AIM OF THE EXERCISE -
The material below should be written out in full and exactly; pictures stay out of the copy.

┌──

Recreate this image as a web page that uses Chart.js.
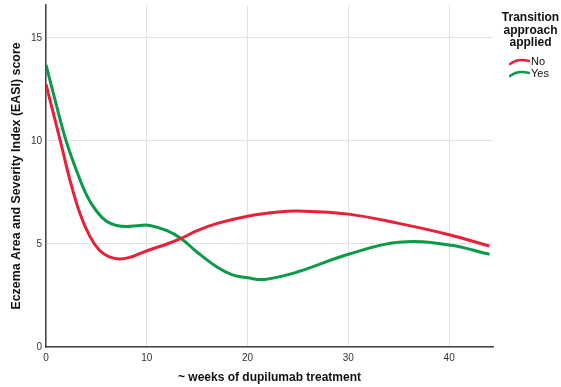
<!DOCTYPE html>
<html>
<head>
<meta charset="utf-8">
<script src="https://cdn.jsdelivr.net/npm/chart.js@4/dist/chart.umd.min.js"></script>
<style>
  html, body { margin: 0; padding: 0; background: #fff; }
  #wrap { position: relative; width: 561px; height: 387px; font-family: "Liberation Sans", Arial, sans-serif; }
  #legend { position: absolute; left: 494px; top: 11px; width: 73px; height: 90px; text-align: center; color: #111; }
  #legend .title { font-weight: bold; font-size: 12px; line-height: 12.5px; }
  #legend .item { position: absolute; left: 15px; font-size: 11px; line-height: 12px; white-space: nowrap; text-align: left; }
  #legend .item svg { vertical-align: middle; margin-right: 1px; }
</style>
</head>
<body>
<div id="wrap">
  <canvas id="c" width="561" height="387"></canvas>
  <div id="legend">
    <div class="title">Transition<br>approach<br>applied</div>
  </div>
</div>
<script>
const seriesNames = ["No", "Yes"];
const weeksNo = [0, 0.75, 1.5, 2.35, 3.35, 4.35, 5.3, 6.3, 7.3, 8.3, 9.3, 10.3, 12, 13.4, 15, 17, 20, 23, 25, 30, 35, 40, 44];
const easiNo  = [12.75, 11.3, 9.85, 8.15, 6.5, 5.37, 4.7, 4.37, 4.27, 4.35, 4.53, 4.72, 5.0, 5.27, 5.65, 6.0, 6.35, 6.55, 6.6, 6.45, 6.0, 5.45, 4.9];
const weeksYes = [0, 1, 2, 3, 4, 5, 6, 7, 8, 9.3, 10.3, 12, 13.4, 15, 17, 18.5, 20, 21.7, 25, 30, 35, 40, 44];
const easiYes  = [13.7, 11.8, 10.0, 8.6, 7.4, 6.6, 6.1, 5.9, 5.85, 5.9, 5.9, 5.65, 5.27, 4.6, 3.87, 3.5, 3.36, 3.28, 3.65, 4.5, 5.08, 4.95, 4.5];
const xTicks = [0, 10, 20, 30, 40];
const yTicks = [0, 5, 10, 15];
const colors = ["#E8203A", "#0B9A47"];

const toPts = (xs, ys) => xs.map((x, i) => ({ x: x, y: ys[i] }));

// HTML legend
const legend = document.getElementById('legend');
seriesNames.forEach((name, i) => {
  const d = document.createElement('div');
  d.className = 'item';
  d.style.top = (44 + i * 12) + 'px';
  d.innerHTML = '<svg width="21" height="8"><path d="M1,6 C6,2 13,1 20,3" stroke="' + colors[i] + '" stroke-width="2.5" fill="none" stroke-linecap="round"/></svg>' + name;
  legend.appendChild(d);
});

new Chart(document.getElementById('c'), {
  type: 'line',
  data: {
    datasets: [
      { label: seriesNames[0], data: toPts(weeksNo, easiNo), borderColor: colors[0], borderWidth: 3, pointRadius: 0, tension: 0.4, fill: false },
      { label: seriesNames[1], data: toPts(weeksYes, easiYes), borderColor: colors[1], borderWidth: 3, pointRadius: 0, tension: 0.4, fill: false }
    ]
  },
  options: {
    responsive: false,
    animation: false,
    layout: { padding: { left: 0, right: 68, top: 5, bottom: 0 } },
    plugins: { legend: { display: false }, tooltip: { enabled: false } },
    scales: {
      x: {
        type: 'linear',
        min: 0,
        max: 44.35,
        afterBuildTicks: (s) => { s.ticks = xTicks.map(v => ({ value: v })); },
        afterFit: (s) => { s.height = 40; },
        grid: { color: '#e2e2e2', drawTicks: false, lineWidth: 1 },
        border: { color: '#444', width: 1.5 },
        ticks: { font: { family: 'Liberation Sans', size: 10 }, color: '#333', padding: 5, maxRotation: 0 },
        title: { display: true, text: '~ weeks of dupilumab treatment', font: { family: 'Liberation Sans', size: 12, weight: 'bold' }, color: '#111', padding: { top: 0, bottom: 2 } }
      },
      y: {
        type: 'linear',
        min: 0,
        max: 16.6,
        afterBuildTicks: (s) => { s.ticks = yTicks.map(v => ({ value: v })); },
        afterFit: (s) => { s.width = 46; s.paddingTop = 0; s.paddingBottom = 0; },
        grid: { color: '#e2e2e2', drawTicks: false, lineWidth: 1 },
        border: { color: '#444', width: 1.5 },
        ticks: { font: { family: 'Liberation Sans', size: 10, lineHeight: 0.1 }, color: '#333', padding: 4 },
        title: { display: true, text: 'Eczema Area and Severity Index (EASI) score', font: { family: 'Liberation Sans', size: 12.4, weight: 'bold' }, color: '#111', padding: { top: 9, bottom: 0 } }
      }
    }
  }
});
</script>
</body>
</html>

└──

TASK SOLUTION -
Recreate this image as a web page that uses Chart.js.
<!DOCTYPE html>
<html>
<head>
<meta charset="utf-8">
<script src="https://cdn.jsdelivr.net/npm/chart.js@4/dist/chart.umd.min.js"></script>
<style>
  html, body { margin: 0; padding: 0; background: #fff; }
  #wrap { position: relative; width: 561px; height: 387px; font-family: "Liberation Sans", Arial, sans-serif; }
  #legend { position: absolute; left: 494px; top: 11px; width: 73px; height: 90px; text-align: center; color: #111; }
  #legend .title { font-weight: bold; font-size: 12px; line-height: 12.5px; }
  #legend .item { position: absolute; left: 15px; font-size: 11px; line-height: 12px; white-space: nowrap; text-align: left; }
  #legend .item svg { vertical-align: middle; margin-right: 1px; }
</style>
</head>
<body>
<div id="wrap">
  <canvas id="c" width="561" height="387"></canvas>
  <div id="legend">
    <div class="title">Transition<br>approach<br>applied</div>
  </div>
</div>
<script>
const seriesNames = ["No", "Yes"];
const weeksNo = [0, 0.75, 1.5, 2.35, 3.35, 4.35, 5.3, 6.3, 7.3, 8.3, 9.3, 10.3, 12, 13.4, 15, 17, 20, 23, 25, 30, 35, 40, 44];
const easiNo  = [12.75, 11.3, 9.85, 8.15, 6.5, 5.37, 4.7, 4.37, 4.27, 4.35, 4.53, 4.72, 5.0, 5.27, 5.65, 6.0, 6.35, 6.55, 6.6, 6.45, 6.0, 5.45, 4.9];
const weeksYes = [0, 1, 2, 3, 4, 5, 6, 7, 8, 9.3, 10.3, 12, 13.4, 15, 17, 18.5, 20, 21.7, 25, 30, 35, 40, 44];
const easiYes  = [13.7, 11.8, 10.0, 8.6, 7.4, 6.6, 6.1, 5.9, 5.85, 5.9, 5.9, 5.65, 5.27, 4.6, 3.87, 3.5, 3.36, 3.28, 3.65, 4.5, 5.08, 4.95, 4.5];
const xTicks = [0, 10, 20, 30, 40];
const yTicks = [0, 5, 10, 15];
const colors = ["#E8203A", "#0B9A47"];

const toPts = (xs, ys) => xs.map((x, i) => ({ x: x, y: ys[i] }));

// HTML legend
const legend = document.getElementById('legend');
seriesNames.forEach((name, i) => {
  const d = document.createElement('div');
  d.className = 'item';
  d.style.top = (44 + i * 12) + 'px';
  d.innerHTML = '<svg width="21" height="8"><path d="M1,6 C6,2 13,1 20,3" stroke="' + colors[i] + '" stroke-width="2.5" fill="none" stroke-linecap="round"/></svg>' + name;
  legend.appendChild(d);
});

new Chart(document.getElementById('c'), {
  type: 'line',
  data: {
    datasets: [
      { label: seriesNames[0], data: toPts(weeksNo, easiNo), borderColor: colors[0], borderWidth: 3, pointRadius: 0, tension: 0.4, fill: false },
      { label: seriesNames[1], data: toPts(weeksYes, easiYes), borderColor: colors[1], borderWidth: 3, pointRadius: 0, tension: 0.4, fill: false }
    ]
  },
  options: {
    responsive: false,
    animation: false,
    layout: { padding: { left: 0, right: 68, top: 5, bottom: 0 } },
    plugins: { legend: { display: false }, tooltip: { enabled: false } },
    scales: {
      x: {
        type: 'linear',
        min: 0,
        max: 44.35,
        afterBuildTicks: (s) => { s.ticks = xTicks.map(v => ({ value: v })); },
        afterFit: (s) => { s.height = 40; },
        grid: { color: '#e2e2e2', drawTicks: false, lineWidth: 1 },
        border: { color: '#444', width: 1.5 },
        ticks: { font: { family: 'Liberation Sans', size: 10 }, color: '#333', padding: 5, maxRotation: 0 },
        title: { display: true, text: '~ weeks of dupilumab treatment', font: { family: 'Liberation Sans', size: 12, weight: 'bold' }, color: '#111', padding: { top: 0, bottom: 2 } }
      },
      y: {
        type: 'linear',
        min: 0,
        max: 16.6,
        afterBuildTicks: (s) => { s.ticks = yTicks.map(v => ({ value: v })); },
        afterFit: (s) => { s.width = 46; s.paddingTop = 0; s.paddingBottom = 0; },
        grid: { color: '#e2e2e2', drawTicks: false, lineWidth: 1 },
        border: { color: '#444', width: 1.5 },
        ticks: { font: { family: 'Liberation Sans', size: 10, lineHeight: 0.1 }, color: '#333', padding: 4 },
        title: { display: true, text: 'Eczema Area and Severity Index (EASI) score', font: { family: 'Liberation Sans', size: 12.4, weight: 'bold' }, color: '#111', padding: { top: 9, bottom: 0 } }
      }
    }
  }
});
</script>
</body>
</html>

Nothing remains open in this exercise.